Le gaucho «mangé par la vache»

Gauchos Livre français_0026

Quelle mouche a-t-elle donc piqué le gaucho? Pourquoi décida-t-il un beau jour de faire de la vache sa chose, de la parquer, de l’élever, de la réduire en esclavage? La vache est connue pour la lenteur de ses réflexes, mais elle a fini par se venger et, aujourd’hui, c’est elle qui a transformé le gaucho en esclave.

Depuis l’an de grâce 1821, les producteurs de bétail sont assujettis, au même titre que les commerçants et industriels, à la contribution directe. Charrue ou boeuf? Œuf ou poule? Est-ce cette taxe nouvelle qui les incite à devenir des entrepreneurs capitalistes, ou leur situation économique qui suscite la levée de cet impôt? Cinq ans plus tard, le ministre Segundo de Agüero déclare au congrès: «Aujourd’hui, qui sont les grands capitalistes de la cité? Les proprié­taires de troupeaux et seulement eux. Et ceux qui ont acquis leur capital dans un autre domaine, à quoi aspirent-ils? A placer leur argent en pâturages, parce qu’ils voient bien que c’est cela qui rapporte…»

Après une brève poussée de l’élevage de moutons, dans les années 1850, les bovins redeviennent la première richesse des pampas, ce d’autant que les techniques de salaison se perfectionnent, aplanissant un des obstacles majeurs de la production: la conservation de la viande. L’usage du fil de fer se répand comme traînée de poudre après la première expérience de Newton à Chasco­mùs, en 1884. Le gaucho ne peut plus guère vivre en vagabond, la terre se ferme à ses errances. Avec la fin de la guerre contre les Indiens, vers 1890, une importante main-d’œuvre, dont la présence faisait défaut, revient à la vie ci­vile; la production fait un nouveau bond en avant, tandis que se développe parallèlement une agriculture basée sur le blé et le maïs. Les traditions gau­chas s’émoussent, la priorité est peu à peu donnée au rendement, les grands propriétaires ne se donnent même plus la peine de venir sur leurs terres. Ils restent à Buenos Aires — ou à l’étranger — et se mettent à dédaigner ce qu’ils avaient commencé par aimer: le cheval, la musique, la liberté.

«Qui veut voyager loin ménage sa monture.»

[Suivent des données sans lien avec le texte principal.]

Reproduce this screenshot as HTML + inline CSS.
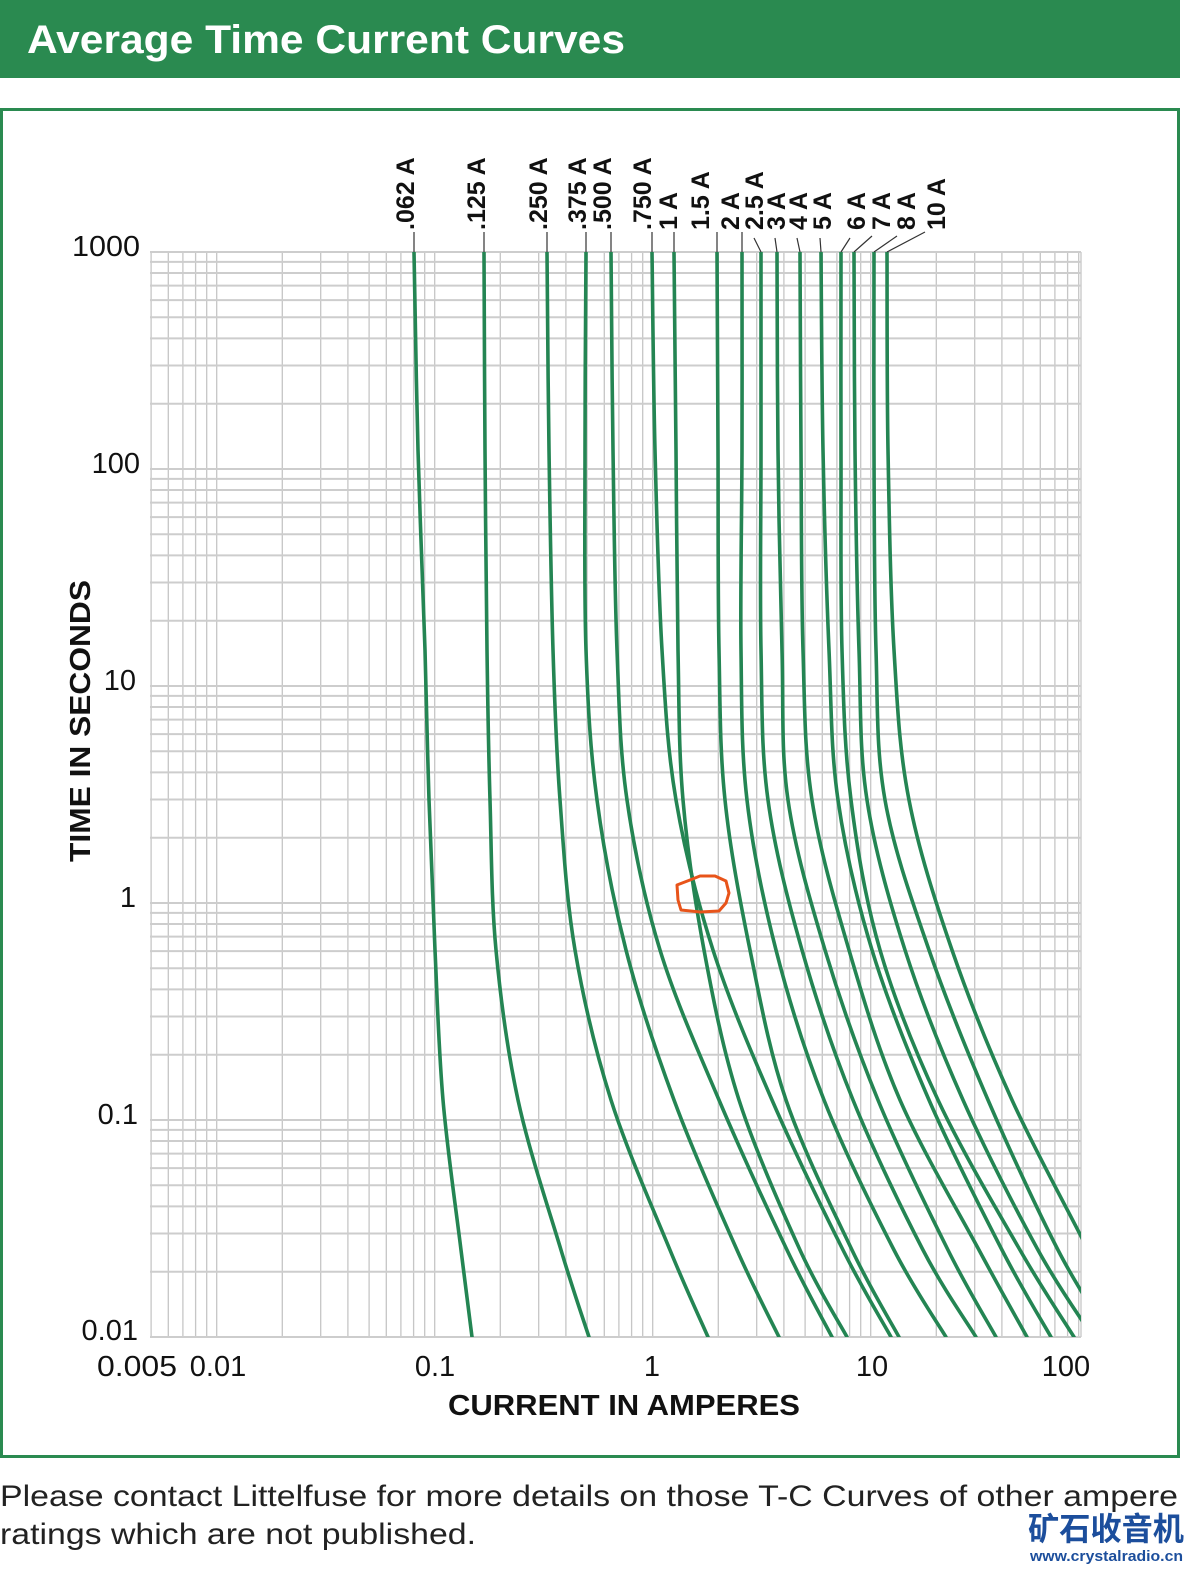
<!DOCTYPE html>
<html><head><meta charset="utf-8"><style>
html,body{margin:0;padding:0;background:#fff;}
svg{display:block;}
</style></head><body>
<svg id="s" width="1203" height="1581" viewBox="0 0 1203 1581" xmlns="http://www.w3.org/2000/svg">
<defs><clipPath id="pc"><rect x="150" y="252" width="931" height="1085"/></clipPath></defs>
<rect x="0" y="0" width="1180" height="78" fill="#2a8a50"/>
<text x="27" y="53" fill="#fff" font-family="Liberation Sans, sans-serif" font-weight="bold" font-size="40" textLength="598" lengthAdjust="spacingAndGlyphs">Average Time Current Curves</text>
<rect x="1.5" y="109.5" width="1177" height="1347" fill="none" stroke="#2a8a50" stroke-width="3"/>

<g stroke="#c6c6c6" stroke-width="1.3" fill="none">
<path d="M151.1 252V1337M168.3 252V1337M182.9 252V1337M195.6 252V1337M206.7 252V1337M216.7 252V1337M282.3 252V1337M320.7 252V1337M347.9 252V1337M369.1 252V1337M386.3 252V1337M400.9 252V1337M413.6 252V1337M424.7 252V1337M434.7 252V1337M500.3 252V1337M538.7 252V1337M565.9 252V1337M587.1 252V1337M604.3 252V1337M618.9 252V1337M631.6 252V1337M642.7 252V1337M652.7 252V1337M718.3 252V1337M756.7 252V1337M783.9 252V1337M805.1 252V1337M822.3 252V1337M836.9 252V1337M849.6 252V1337M860.7 252V1337M870.7 252V1337M936.3 252V1337M974.7 252V1337M1001.9 252V1337M1023.1 252V1337M1040.3 252V1337M1054.9 252V1337M1067.6 252V1337M1078.7 252V1337M1081 252V1337"/>
</g>
<g stroke="#cdcdcd" stroke-width="2" fill="none">
<path d="M150 252H1081M150 261.9H1081M150 273H1081M150 285.6H1081M150 300.1H1081M150 317.3H1081M150 338.4H1081M150 365.5H1081M150 403.7H1081M150 469H1081M150 478.9H1081M150 490H1081M150 502.6H1081M150 517.1H1081M150 534.3H1081M150 555.4H1081M150 582.5H1081M150 620.7H1081M150 686H1081M150 695.9H1081M150 707H1081M150 719.6H1081M150 734.1H1081M150 751.3H1081M150 772.4H1081M150 799.5H1081M150 837.7H1081M150 903H1081M150 912.9H1081M150 924H1081M150 936.6H1081M150 951.1H1081M150 968.3H1081M150 989.4H1081M150 1016.5H1081M150 1054.7H1081M150 1120H1081M150 1129.9H1081M150 1141H1081M150 1153.6H1081M150 1168.1H1081M150 1185.3H1081M150 1206.4H1081M150 1233.5H1081M150 1271.7H1081M150 1337H1081"/>
</g>

<g id="curves" clip-path="url(#pc)" stroke="#248553" stroke-width="3.6" fill="none" stroke-linejoin="round" stroke-linecap="round">
<polyline points="414,252 418,450 425,650 429,800 435,950 443,1100 461,1250 472,1337"/>
<polyline points="484,252 485,450 487,650 490,800 496,950 518,1100 561,1250 589,1337"/>
<polyline points="547,252 549,450 553,650 560,800 575,950 611,1100 670,1250 708,1337"/>
<polyline points="586,252 585,450 586,650 597,800 626,950 674,1100 737,1250 779,1337"/>
<polyline points="611,252 613,450 617,650 627,800 660,950 719,1100 787,1250 832,1337"/>
<polyline points="652,252 655,450 662,650 676,800 713,950 772,1100 843,1250 891,1337"/>
<polyline points="674,252 676,450 678,650 683,800 704,950 739,1100 800,1250 847,1337"/>
<polyline points="717,252 718,450 719,650 725,800 750,950 786,1100 852,1250 899,1337"/>
<polyline points="742,252 742,450 741,650 747,800 776,950 824,1100 894,1250 946,1337"/>
<polyline points="761,252 761,450 761,650 768,800 802,950 853,1100 923,1250 976,1337"/>
<polyline points="777,252 778,450 782,650 788,800 825,950 878,1100 948,1250 996,1337"/>
<polyline points="800,252 801,450 803,650 812,800 849,950 900,1100 979,1250 1027,1337"/>
<polyline points="821,252 823,450 829,650 838,800 872,950 929,1100 1002,1250 1051,1337"/>
<polyline points="841,252 841,450 842,650 851,800 880,950 938,1100 1020,1250 1074,1337"/>
<polyline points="854,252 855,450 859,650 867,800 905,950 963,1100 1038,1250 1093,1337"/>
<polyline points="874,252 874,450 876,650 885,800 929,950 988,1100 1058,1250 1110,1337"/>
<polyline points="887,252 888,450 894,650 909,800 952,950 1012,1100 1088,1250 1130,1337"/>
</g>

<path d="M677,885 L690,880 L700,876 L715,876 L726,881 L729,893 L726,903 L719,911 L700,912 L681,910 L678,900 Z" fill="none" stroke="#e8541a" stroke-width="3" stroke-linejoin="round"/>

<g stroke="#333" stroke-width="1.2" fill="none">
<path d="M414 232V252M484 232V252M547 232V252M586 232V252M611 232V252M652 232V252M674 232V252M717 232V252M742 232V252M754 238L761 252M775 238L777 252M797 238L800 252M820 238L821 252M850 238L841 252M872 236L854 252M897 236L874 252M925 232L887 252"/>
</g>
<g font-family="Liberation Sans, sans-serif" font-weight="bold" font-size="25" fill="#111">
<text transform="translate(414,230) rotate(-90)">.062 A</text>
<text transform="translate(485,230) rotate(-90)">.125 A</text>
<text transform="translate(547,230) rotate(-90)">.250 A</text>
<text transform="translate(586,230) rotate(-90)">.375 A</text>
<text transform="translate(611,230) rotate(-90)">.500 A</text>
<text transform="translate(651,230) rotate(-90)">.750 A</text>
<text transform="translate(677,230) rotate(-90)">1 A</text>
<text transform="translate(709,230) rotate(-90)">1.5 A</text>
<text transform="translate(739,230) rotate(-90)">2 A</text>
<text transform="translate(763,230) rotate(-90)">2.5 A</text>
<text transform="translate(785,230) rotate(-90)">3 A</text>
<text transform="translate(807,230) rotate(-90)">4 A</text>
<text transform="translate(831,230) rotate(-90)">5 A</text>
<text transform="translate(865,230) rotate(-90)">6 A</text>
<text transform="translate(890,230) rotate(-90)">7 A</text>
<text transform="translate(915,230) rotate(-90)">8 A</text>
<text transform="translate(945,230) rotate(-90)">10 A</text>
</g>

<g font-family="Liberation Sans, sans-serif" font-size="29" fill="#111">
<g text-anchor="end">
<text x="140" y="256" textLength="68" lengthAdjust="spacingAndGlyphs">1000</text>
<text x="140" y="473">100</text>
<text x="136" y="690">10</text>
<text x="136" y="907">1</text>
<text x="138" y="1124">0.1</text>
<text x="138" y="1340">0.01</text>
</g>
<g text-anchor="middle">
<text x="137" y="1376" textLength="80" lengthAdjust="spacingAndGlyphs">0.005</text>
<text x="218" y="1376">0.01</text>
<text x="435" y="1376">0.1</text>
<text x="652" y="1376">1</text>
<text x="872" y="1376">10</text>
<text x="1066" y="1376">100</text>
</g>
</g>
<text x="624" y="1415" text-anchor="middle" font-family="Liberation Sans, sans-serif" font-weight="bold" font-size="29" fill="#111" textLength="352" lengthAdjust="spacingAndGlyphs">CURRENT IN AMPERES</text>
<text transform="translate(90,721) rotate(-90)" text-anchor="middle" font-family="Liberation Sans, sans-serif" font-weight="bold" font-size="29" fill="#111" textLength="282" lengthAdjust="spacingAndGlyphs">TIME IN SECONDS</text>

<g font-family="Liberation Sans, sans-serif" font-size="30" fill="#222">
<text x="0" y="1506" textLength="1178" lengthAdjust="spacingAndGlyphs">Please contact Littelfuse for more details on those T-C Curves of other ampere</text>
<text x="0" y="1544" textLength="476" lengthAdjust="spacingAndGlyphs">ratings which are not published.</text>
</g>
<text x="1028" y="1540" font-family="Liberation Sans, 'Noto Sans CJK SC', sans-serif" font-weight="bold" font-size="32" fill="#1c4e9c" textLength="156" lengthAdjust="spacingAndGlyphs">矿石收音机</text>
<text x="1030" y="1561" font-family="Liberation Sans, sans-serif" font-weight="bold" font-size="15" fill="#1c4e9c" textLength="153" lengthAdjust="spacingAndGlyphs">www.crystalradio.cn</text>
</svg>
<script>
(function(){
var g=document.getElementById('curves');
var pls=Array.prototype.slice.call(g.getElementsByTagName('polyline'));
pls.forEach(function(pl){
var p=pl.getAttribute('points').trim().split(/\s+/).map(function(s){var a=s.split(',');return [+a[0],+a[1]];});
var d='M'+p[0][0]+' '+p[0][1];
for(var i=0;i<p.length-1;i++){
var p0=p[i-1]||p[i],p1=p[i],p2=p[i+1],p3=p[i+2]||p2;
var c1=[p1[0]+(p2[0]-p0[0])/6,p1[1]+(p2[1]-p0[1])/6];
var c2=[p2[0]-(p3[0]-p1[0])/6,p2[1]-(p3[1]-p1[1])/6];
d+=' C'+c1[0].toFixed(1)+' '+c1[1].toFixed(1)+' '+c2[0].toFixed(1)+' '+c2[1].toFixed(1)+' '+p2[0]+' '+p2[1];
}
var path=document.createElementNS('http://www.w3.org/2000/svg','path');
path.setAttribute('d',d);
g.replaceChild(path,pl);
});
})();
</script>
</body></html>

La seconde guerre mondiale, enfin, semble porter le coup fatal. Non parce que l’Argentine et l’Uruguay entrent dans le conflit, mais parce qu’ils sont les seuls — le réfrigérateur récemment inventé aidant — à pouvoir approvisionner les belligérants dont les seuls champs sont désormais des champs de bataille. Alors, sur les rives du Rio de la Plata, la richesse devient ostentatoire; il est de bon ton pour les aventuriers d’y aller faire fortune. Le gaucho, là-dedans, n’est plus qu’une image d’Epinal. Pour beaucoup, il meurt alors de sa deu­xième mort, la première coïncidant avec l’importation du fil de fer. Il n’est pas étonnant. de ce fait, d’essuyer aujourd’hui un sourire narquois lorsqu’on déclare, candide, à son arrivée à Buenos Aires: «Je viens voir des gauchos».

Pourtant, le gaucho existe encore; il survit, il renaît, il pavoise. C’est que la grande expérience de l’industrialisation n’a pas fait toutes ses preuves, que l’exil rural vers les métropoles marque le pas — les peones en reviennent déçus, n’ayant trouvé à la ville ni travail, ni culture qui leur conviennent, ni surtout fraternité — et que des groupements traditionalistes voient le jour un peu partout: rassemblements de patrons et de travailleurs, d’estancieros et de gauchos.